To break down some of this legal jargon, NBCLX spoke with Cecelia Klingele, an associate professor at the University of Wisconsin's Law School.
"In Wisconsin, you are allowed to use self-defense in a case involving lethal force, so long as you reasonably believe that you, yourself, are in imminent danger of death or great bodily harm and that the force you're using is necessary to protect yourself," Klingele said.
In certain states, defendants aren't allowed to claim self-defense if they caused the incident or if they were acting illegally at the time. That's not the case in Wisconsin.
For this trial in particular, the jury had to answer one question: Had Rittenhouse exhausted every other reasonable means to escape from or otherwise avoid death or great bodily harm?
The jury believed the answer was yes.
"What the jury was doing is not looking at the context of the night as a whole, which is what most ordinary people do. The jury was asked to look at those immediate moments just before the use of force in every single instance and say in those moments, 'Did he believe himself to be in immediate danger of death or serious harm?'" Klingele said. "If the answer was yes, and they didn't see an easy and obvious alternative to the use of force, then in that case they would have to acquit."

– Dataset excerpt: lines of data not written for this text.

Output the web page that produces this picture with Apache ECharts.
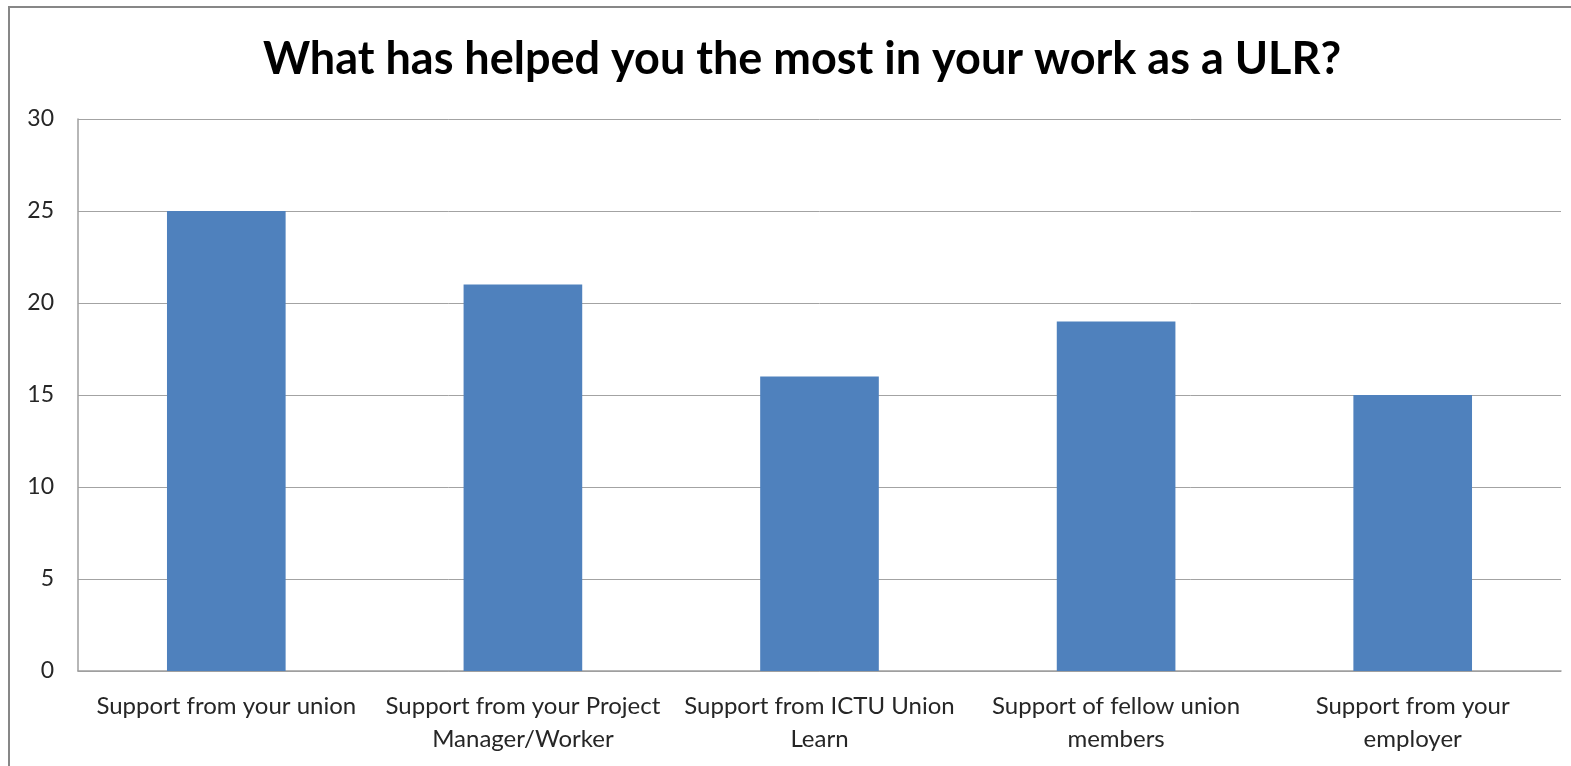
<!DOCTYPE html>
<html>
<head>
<meta charset="utf-8">
<script src="https://cdn.jsdelivr.net/npm/echarts@6/dist/echarts.min.js"></script>
<style>
html,body{margin:0;padding:0;background:#fff;}
#chart{width:1571px;height:766px;}
</style>
</head>
<body>
<div id="chart"></div>
<script>
const titleText = 'What has helped you the most in your work as a ULR?';
const categories = [
  'Support from your union',
  'Support from your Project\nManager/Worker',
  'Support from ICTU Union\nLearn',
  'Support of fellow union\nmembers',
  'Support from your\nemployer'
];
const values = [25, 21, 16, 19, 15];
const yTicks = [0, 5, 10, 15, 20, 25, 30];

const chart = echarts.init(document.getElementById('chart'), null, {renderer: 'canvas'});
chart.setOption({
  animation: false,
  backgroundColor: '#ffffff',
  graphic: [{
    type: 'rect',
    shape: {x: 9, y: 7, width: 1620, height: 820},
    style: {fill: 'none', stroke: '#878787', lineWidth: 2},
    silent: true
  }],
  title: {
    text: titleText,
    left: 797,
    textAlign: 'center',
    top: 32,
    textStyle: {fontFamily: 'Lato', fontWeight: 'bold', fontSize: 45, color: '#000000'}
  },
  grid: {left: 78, right: 10, top: 119, bottom: 95, containLabel: false},
  xAxis: {
    type: 'category',
    data: categories,
    axisLine: {lineStyle: {color: '#9f9f9f', width: 1.5}},
    axisTick: {show: false},
    axisLabel: {
      interval: 0,
      margin: 19,
      fontFamily: 'Lato',
      fontSize: 24,
      lineHeight: 33,
      color: '#262626'
    }
  },
  yAxis: {
    type: 'value',
    min: yTicks[0],
    max: yTicks[yTicks.length - 1],
    interval: 5,
    axisLine: {show: true, lineStyle: {color: '#9f9f9f', width: 1.5}},
    axisTick: {show: false},
    splitLine: {lineStyle: {color: '#a3a3a3', width: 1}},
    axisLabel: {margin: 24, fontFamily: 'Lato', fontSize: 23, color: '#262626'}
  },
  series: [{
    type: 'bar',
    data: values,
    barWidth: '40%',
    itemStyle: {color: '#4f81bd'}
  }]
});
</script>
</body>
</html>
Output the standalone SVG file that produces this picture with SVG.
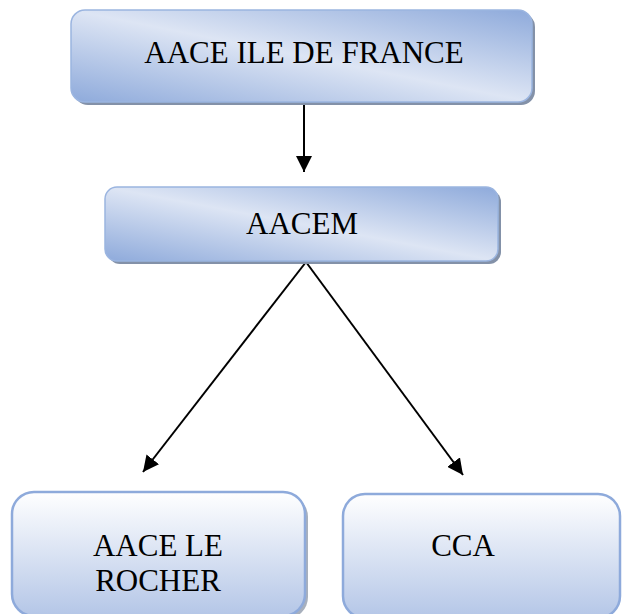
<svg xmlns="http://www.w3.org/2000/svg" width="624" height="614" viewBox="0 0 624 614">
<defs>
<linearGradient id="gTop" x1="0" y1="1" x2="1" y2="0">
<stop offset="0" stop-color="#8eaadb"/>
<stop offset="0.5" stop-color="#dde5f4"/>
<stop offset="1" stop-color="#8eaadb"/>
</linearGradient>
<linearGradient id="gBot" x1="0" y1="0" x2="0" y2="1">
<stop offset="0" stop-color="#ffffff"/>
<stop offset="1" stop-color="#b4c6e7"/>
</linearGradient>
<marker id="arr" viewBox="0 0 10 10" refX="10" refY="5" markerWidth="8" markerHeight="8" markerUnits="userSpaceOnUse" orient="auto">
<path d="M0,0 L10,5 L0,10 Z" fill="#000"/>
</marker>
<marker id="arrH" viewBox="0 0 16 16" refX="16" refY="8" markerWidth="16" markerHeight="16" markerUnits="userSpaceOnUse" orient="auto">
<path d="M0,0 L16,8 L0,16 Z" fill="#000"/>
</marker>
</defs>
<style>
.shadow{fill:#8391a8;}
.top{fill:url(#gTop);stroke:#9bb5e0;stroke-width:1.5;}
.bot{fill:url(#gBot);stroke:#8eaadb;stroke-width:2.5;}
.bshadow{fill:#a8b0bd;}
text{font-family:"Liberation Serif","Times New Roman",serif;font-size:31px;fill:#000;text-anchor:middle;}
.edge{stroke:#000;stroke-width:2;fill:none;marker-end:url(#arrH);}
</style>
<g id="connectors">
<line class="edge" x1="304" y1="104" x2="304" y2="172"/>
<line class="edge" x1="306" y1="262" x2="143" y2="472"/>
<line class="edge" x1="306" y1="262" x2="463" y2="475"/>
</g>
<g id="n-iledefrance">
<rect class="shadow" x="74" y="13" width="461" height="92" rx="14"/>
<rect class="top" x="71" y="10" width="461" height="92" rx="14"/>
<text x="304" y="63">AACE ILE DE FRANCE</text>
</g>
<g id="n-aacem">
<rect class="shadow" x="108" y="190" width="393" height="74" rx="12"/>
<rect class="top" x="105" y="187" width="393" height="74" rx="12"/>
<text x="302" y="234">AACEM</text>
</g>
<g id="n-rocher">
<rect class="bshadow" x="15" y="495" width="293" height="124" rx="22"/>
<rect class="bot" x="12" y="492" width="293" height="124" rx="22"/>
<text x="158" y="556">AACE LE</text>
<text x="158" y="591">ROCHER</text>
</g>
<g id="n-cca">
<rect class="bot" x="343" y="494" width="277" height="124" rx="22"/>
<text x="463" y="556">CCA</text>
</g>
</svg>
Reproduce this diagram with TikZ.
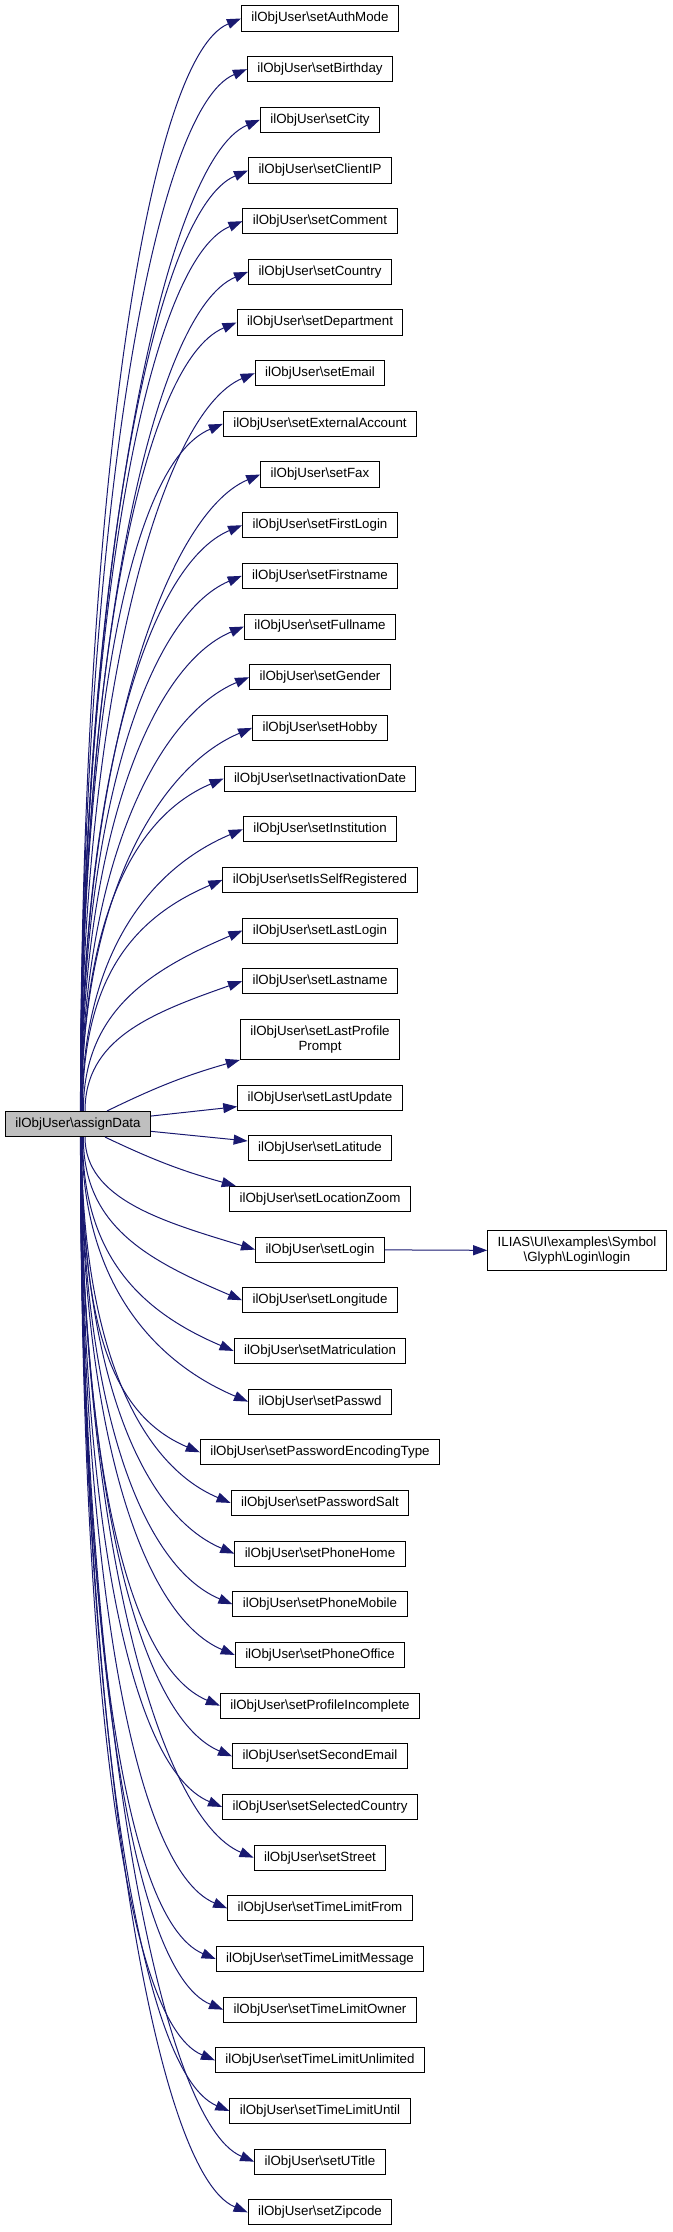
\documentclass[tikz,border=0pt]{standalone}
\usepackage{fontspec}
\setmainfont{Liberation Sans}
\usetikzlibrary{arrows.meta,calc}
\definecolor{edgeblue}{RGB}{25,25,112}
\definecolor{maingray}{RGB}{191,191,191}

\begin{document}
\begin{tikzpicture}[
  x=0.75pt, y=-0.75pt,
  fn/.style={rectangle, draw=black, line width=0.75pt, inner xsep=7.5pt, inner ysep=4.75pt,
    minimum height=18.75pt, align=center, font=\fontsize{10pt}{11.25pt}\selectfont},
  call/.style={draw=edgeblue, line width=0.75pt, -{Triangle[length=10.5pt,width=7.5pt]}}
]
\useasboundingbox (0,0) rectangle (673,2232);

\node[fn, fill=maingray] (main) at (78,1124) {ilObjUser\textbackslash assignData};

% callees, one row each
\foreach \name [count=\i from 0] in {AuthMode,Birthday,City,ClientIP,Comment,Country,
    Department,Email,ExternalAccount,Fax,FirstLogin,Firstname,Fullname,Gender,Hobby,
    InactivationDate,Institution,IsSelfRegistered,LastLogin,Lastname,LastProfile\\Prompt,
    LastUpdate,Latitude,LocationZoom,Login,Longitude,Matriculation,Passwd,
    PasswordEncodingType,PasswordSalt,PhoneHome,PhoneMobile,PhoneOffice,
    ProfileIncomplete,SecondEmail,SelectedCountry,Street,TimeLimitFrom,
    TimeLimitMessage,TimeLimitOwner,TimeLimitUnlimited,TimeLimitUntil,UTitle,Zipcode}{
  \pgfmathsetmacro\yy{18.5+50.67*\i+7.5*(\i>19)+7.5*(\i>20)}
  \node[fn] (n\i) at (320,\yy) {ilObjUser\textbackslash set\name};
}

\node[fn] (tgt) at (577,1250.7)
  {ILIAS\textbackslash UI\textbackslash examples\textbackslash Symbol\\
   \textbackslash Glyph\textbackslash Login\textbackslash login};

% edges out of assignData
\draw[call] (main) -- (n21);
\draw[call] (main) -- (n22);
\draw[call] ([xshift=21.75pt]main.north) to[bend left=5] (n20.south west);
\draw[call] ([xshift=20.25pt]main.south) to[bend right=5] ([xshift=5pt]n23.north west);
\foreach \i in {0,...,19,24,25,...,43}{
  \pgfmathsetmacro\yy{18.5+50.67*\i+7.5*(\i>19)+7.5*(\i>20)}
  \ifnum\i<21
    \pgfmathsetmacro\k{21-\i}\def\sgn{-1}\def\side{north}
  \else
    \pgfmathsetmacro\k{\i-22}\def\sgn{1}\def\side{south}
  \fi
  \pgfmathsetmacro\dsx{0.75*(2+10/\k)}
  \pgfmathsetmacro\sx{80+10/\k}
  \pgfmathsetmacro\dy{abs(\yy-1124)-13}
  \pgfmathsetmacro\ay{\sgn*0.55*\dy}
  \pgfmathsetmacro\bx{0.58*(245-\sx)}
  \pgfmathsetmacro\cy{-\sgn*min(40,0.25*\dy)}
  \draw[call] ([xshift=\dsx pt]main.\side) .. controls +(0,\ay)
    and ($(n\i.west)+(-\bx,\cy)$) .. (n\i.west);
}

\draw[call] (n24) -- (tgt);
\end{tikzpicture}
\end{document}
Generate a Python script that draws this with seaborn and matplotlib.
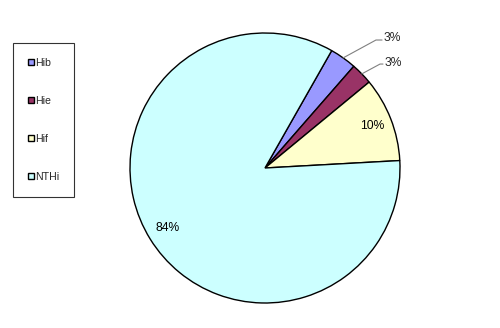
import matplotlib
matplotlib.use("Agg")
import matplotlib.pyplot as plt
import seaborn as sns
import numpy as np

categories = ["Hib", "Hie", "Hif", "NTHi"]
values = [3.2, 2.6, 10.1, 84.1]
colors = ["#9999FF", "#993366", "#FFFFCC", "#CCFFFF"]

sns.set_style("white")
plt.rcParams['font.family'] = ['Liberation Sans', 'DejaVu Sans']

W, H = 500, 328
fig = plt.figure(figsize=(W / 100, H / 100), dpi=100)
cx, cy, r = 265, 160, 135
ax = fig.add_axes([(cx - r) / W, (cy - r) / H, 2 * r / W, 2 * r / H])

def fmt(p):
    return f"{p:.0f}%" if p >= 5 else ""

wedges, texts, autotexts = ax.pie(
    values, colors=colors, startangle=60.4, counterclock=False,
    autopct=fmt, pctdistance=0.85,
    wedgeprops=dict(edgecolor="black", linewidth=1.0),
    textprops=dict(fontsize=8.7, color="black"))
ax.set_xlim(-1, 1)
ax.set_ylim(-1, 1)
ax.set_aspect("equal")
ax.axis("off")

# outside labels for small slices
ends = {0: (0.822, 0.948, 0.867, 0.965), 1: (0.852, 0.770, 0.874, 0.78)}
for i, (ex, ey, hx, ty) in ends.items():
    w = wedges[i]
    mid = np.deg2rad((w.theta1 + w.theta2) / 2)
    sx, sy = np.cos(mid), np.sin(mid)
    ax.plot([sx, ex, hx], [sy, ey, ey], color="#808080", lw=0.8, clip_on=False)
    p = values[i] / sum(values) * 100
    ax.text(hx + 0.01, ty, f"{p:.0f}%", fontsize=8.7, va="center", ha="left")

leg = fig.legend(wedges, categories, loc="upper left",
                 bbox_to_anchor=(13 / W, 1 - 46 / H, 61 / W, 0.01), mode="expand",
                 borderaxespad=0, frameon=True, fancybox=False, edgecolor="black",
                 handlelength=0.5, handleheight=0.5, handletextpad=0.15,
                 labelspacing=2.65, borderpad=1.45, fontsize=7.6)
leg.get_frame().set_linewidth(0.8)

fig.savefig("out.png", dpi=100)
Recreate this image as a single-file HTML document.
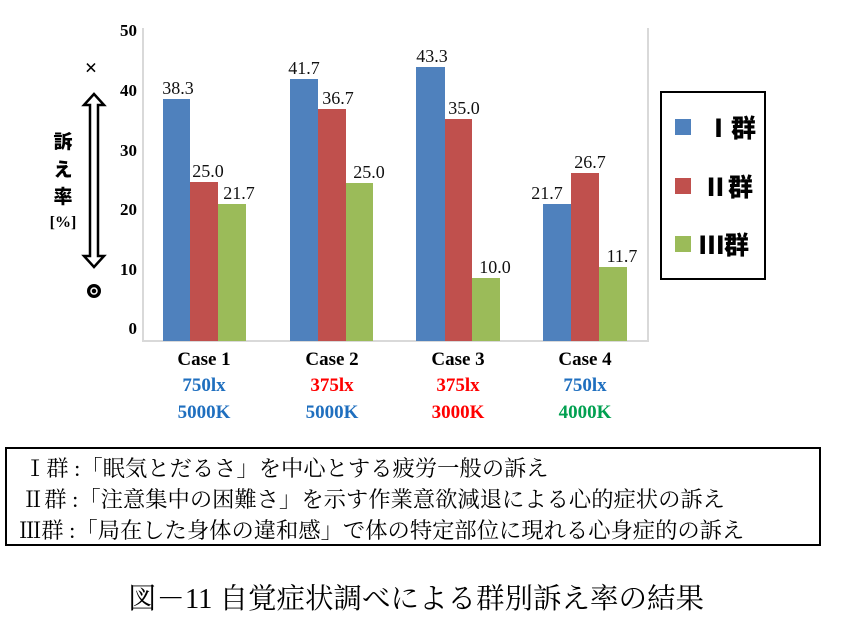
<!DOCTYPE html>
<html><head><meta charset="utf-8"><style>
body{margin:0;background:#fff;}
svg{display:block;}
.v{font-family:"Liberation Serif",serif;font-size:18px;fill:#111;}
.t{font-family:"Liberation Serif",serif;font-size:17px;font-weight:bold;fill:#000;}
.c{font-family:"Liberation Serif",serif;font-size:19px;font-weight:bold;}
.j{font-family:"Liberation Serif","Noto Serif CJK SC",serif;fill:#000;}
.jb{font-family:"Liberation Serif","Noto Sans CJK JP",sans-serif;font-weight:900;fill:#000;}
</style></head><body>
<svg width="861" height="617" viewBox="0 0 861 617" xmlns="http://www.w3.org/2000/svg">
<rect width="861" height="617" fill="#fff"/>
<line x1="143" y1="28" x2="143" y2="342" stroke="#d9d9d9" stroke-width="2"/>
<line x1="143" y1="341" x2="648" y2="341" stroke="#d9d9d9" stroke-width="2"/>
<line x1="648" y1="28" x2="648" y2="342" stroke="#d9d9d9" stroke-width="2"/>
<g class="t" text-anchor="end">
<text x="137" y="36">50</text><text x="137" y="96">40</text><text x="137" y="156">30</text>
<text x="137" y="215">20</text><text x="137" y="275">10</text><text x="137" y="334">0</text>
</g>
<g>
<rect x="163" y="99" width="27" height="242" fill="#4f81bd"/>
<rect x="190" y="182" width="28" height="159" fill="#c0504d"/>
<rect x="218" y="204" width="28" height="137" fill="#9bbb59"/>
<rect x="290" y="79" width="28" height="262" fill="#4f81bd"/>
<rect x="318" y="109" width="28" height="232" fill="#c0504d"/>
<rect x="346" y="183" width="27" height="158" fill="#9bbb59"/>
<rect x="416" y="67" width="29" height="274" fill="#4f81bd"/>
<rect x="445" y="119" width="27" height="222" fill="#c0504d"/>
<rect x="472" y="278" width="28" height="63" fill="#9bbb59"/>
<rect x="543" y="204" width="28" height="137" fill="#4f81bd"/>
<rect x="571" y="173" width="28" height="168" fill="#c0504d"/>
<rect x="599" y="267" width="28" height="74" fill="#9bbb59"/>
</g>
<g class="v" text-anchor="middle">
<text x="178" y="94">38.3</text><text x="208" y="177">25.0</text><text x="239" y="199">21.7</text>
<text x="304" y="74">41.7</text><text x="338" y="104">36.7</text><text x="369" y="178">25.0</text>
<text x="432" y="62">43.3</text><text x="464" y="114">35.0</text><text x="495" y="273">10.0</text>
<text x="547" y="199">21.7</text><text x="590" y="168">26.7</text><text x="622" y="262">11.7</text>
</g>
<g class="c" text-anchor="middle">
<text x="204" y="365" fill="#000">Case 1</text><text x="204" y="391" fill="#1f6fbf">750lx</text><text x="204" y="418" fill="#1f6fbf">5000K</text>
<text x="332" y="365" fill="#000">Case 2</text><text x="332" y="391" fill="#ff0000">375lx</text><text x="332" y="418" fill="#1f6fbf">5000K</text>
<text x="458" y="365" fill="#000">Case 3</text><text x="458" y="391" fill="#ff0000">375lx</text><text x="458" y="418" fill="#ff0000">3000K</text>
<text x="585" y="365" fill="#000">Case 4</text><text x="585" y="391" fill="#1f6fbf">750lx</text><text x="585" y="418" fill="#00a050">4000K</text>
</g>
<text x="91" y="75" class="jb" font-size="22" text-anchor="middle">×</text>
<path d="M94 94 L84 105 L90 105 L90 256 L84 256 L94 267 L104 256 L98 256 L98 105 L104 105 Z" fill="none" stroke="#000" stroke-width="2.5"/>
<g class="jb" font-size="19" text-anchor="middle">
<text x="63" y="148">訴</text><text x="63" y="176">え</text><text x="63" y="203">率</text>
<text x="63" y="227" font-size="16">[%]</text>
</g>
<circle cx="94" cy="291" r="7" fill="#000"/><circle cx="94" cy="291" r="3" fill="none" stroke="#fff" stroke-width="1.5"/>
<rect x="661" y="92" width="104" height="187" fill="none" stroke="#000" stroke-width="2"/>
<rect x="675" y="119" width="16" height="16" fill="#4f81bd"/>
<rect x="675" y="178" width="16" height="16" fill="#c0504d"/>
<rect x="675" y="236" width="16" height="16" fill="#9bbb59"/>
<g class="jb" font-size="25">
<text x="706" y="137">Ⅰ群</text><text x="703" y="196">Ⅱ群</text><text x="699" y="254">Ⅲ群</text>
</g>
<rect x="6" y="448" width="814" height="97" fill="none" stroke="#000" stroke-width="2"/>
<g class="j" font-size="22.3">
<text x="24" y="476">Ⅰ群 :「眠気とだるさ」を中心とする疲労一般の訴え</text>
<text x="22" y="507">Ⅱ群 :「注意集中の困難さ」を示す作業意欲減退による心的症状の訴え</text>
<text x="19" y="538">Ⅲ群 :「局在した身体の違和感」で体の特定部位に現れる心身症的の訴え</text>
</g>
<text x="416" y="608" class="j" font-size="28.5" text-anchor="middle">図－11  自覚症状調べによる群別訴え率の結果</text>
</svg>
</body></html>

That puts the burden on the prosecution to prove that this wasn't a case of self-defense. But it's hard to prove a negative.
As Kami Chavis, former assistant U.S. attorney for Washington, D.C., explained it, "When a defendant raises a claim of self-defense, the burden shifts to the prosecution to disprove that. ... So it's just really a matter of whether the jury, looking at the surrounding circumstances, would credit [Rittenhouse's] testimony, and they did."
It's difficult to determine whether the verdict would've gone differently if this happened in a "stand your ground" state, such as Georgia, where the jury are currently deliberating in the trial of the three men accused of murdering Ahmaud Arbery while he was out for a run in his neighborhood. Travis McMichael, his father, Gregory McMichael, and neighbor William Bryan are arguing self-defense because they claim Arbery tried to get control of a shotgun one of them was carrying.
Georgia's "stand your ground" law allows people to use deadly force to defend themselves, other people or property if they believe such force is necessary. There is no obligation for anyone to retreat or attempt to flee, like in Wisconsin.
"It's my opinion that we should work to repeal stand your ground statutes primarily because they do not encourage deescalation. In fact, they encourage these situations to escalate," Chavis said. "We'll see more deadly force, more loss of life under these statutes."
The verdict of the Rittenhouse trial is divisive, to say the least. But its potential for setting precedence regarding self-defense is arguably its biggest takeaway.
"[This case] really brings to the fore the difficulty of applying established law of self-defense in a context in which people are increasingly able to openly carry firearms in public places," Klingele said. "So it may well have effects on the way we shape law in the future."